[begin DATA EXTRACT]

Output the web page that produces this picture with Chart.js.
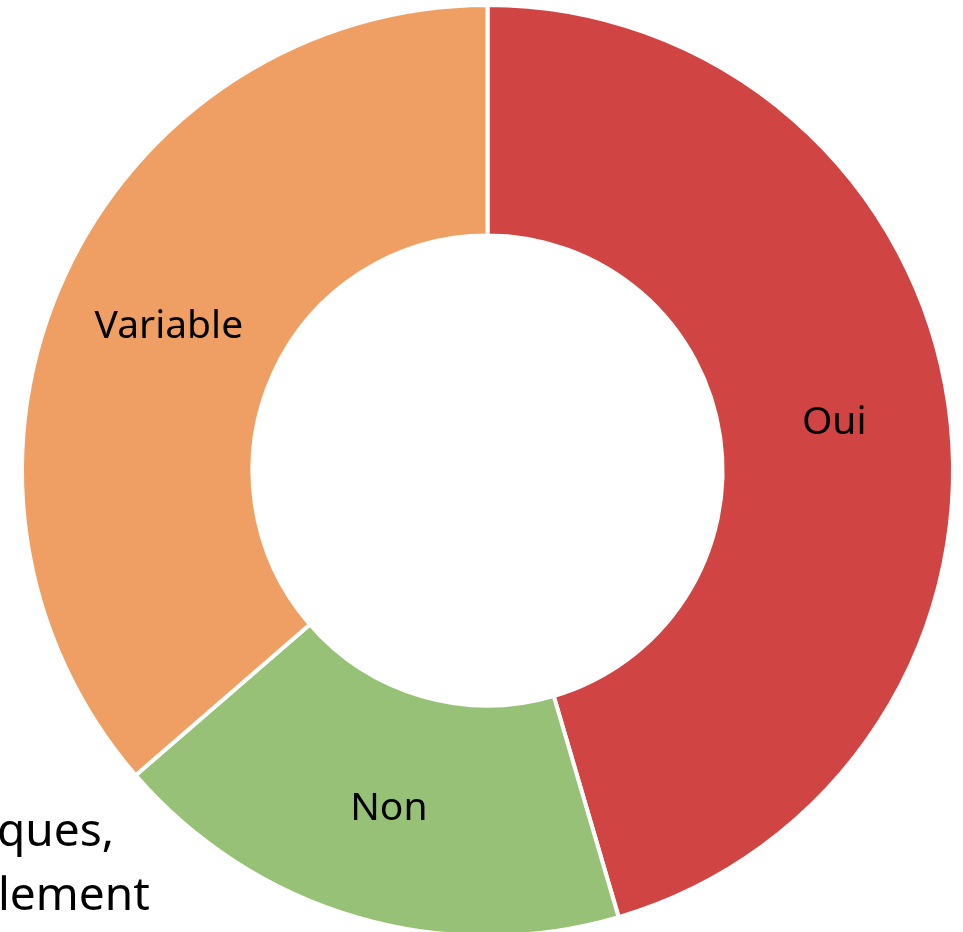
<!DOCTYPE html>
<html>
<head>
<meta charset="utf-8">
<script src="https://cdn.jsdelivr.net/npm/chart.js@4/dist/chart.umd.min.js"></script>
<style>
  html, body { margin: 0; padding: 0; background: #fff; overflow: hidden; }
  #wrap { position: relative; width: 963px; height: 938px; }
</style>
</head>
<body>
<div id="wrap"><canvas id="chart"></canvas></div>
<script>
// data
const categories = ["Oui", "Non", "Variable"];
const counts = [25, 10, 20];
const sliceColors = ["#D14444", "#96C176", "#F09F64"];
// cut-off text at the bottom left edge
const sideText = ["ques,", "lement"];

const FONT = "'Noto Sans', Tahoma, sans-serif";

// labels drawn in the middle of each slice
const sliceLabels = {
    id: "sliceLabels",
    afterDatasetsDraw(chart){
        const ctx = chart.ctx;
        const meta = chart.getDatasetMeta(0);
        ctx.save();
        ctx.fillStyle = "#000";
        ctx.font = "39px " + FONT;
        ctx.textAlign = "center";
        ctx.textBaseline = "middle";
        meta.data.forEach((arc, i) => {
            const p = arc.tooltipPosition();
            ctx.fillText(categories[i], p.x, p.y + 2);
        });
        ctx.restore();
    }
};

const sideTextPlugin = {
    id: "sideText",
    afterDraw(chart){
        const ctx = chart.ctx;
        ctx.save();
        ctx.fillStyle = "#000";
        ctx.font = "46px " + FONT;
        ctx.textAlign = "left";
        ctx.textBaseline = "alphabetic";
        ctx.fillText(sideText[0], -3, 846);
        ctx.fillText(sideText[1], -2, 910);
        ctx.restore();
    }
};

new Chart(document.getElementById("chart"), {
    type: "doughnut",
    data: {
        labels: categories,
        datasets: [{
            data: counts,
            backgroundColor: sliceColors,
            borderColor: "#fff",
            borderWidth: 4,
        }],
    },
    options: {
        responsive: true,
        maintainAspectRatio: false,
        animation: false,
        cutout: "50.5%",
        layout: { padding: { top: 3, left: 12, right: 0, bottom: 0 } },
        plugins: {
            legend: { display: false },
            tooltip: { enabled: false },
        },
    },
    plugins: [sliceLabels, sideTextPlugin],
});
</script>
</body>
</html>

[end DATA EXTRACT]

* REQUIRED WORK
Each line above that includes "picture" should be shown.

* WRITTEN ANSWER
Output the web page that produces this picture with Chart.js.

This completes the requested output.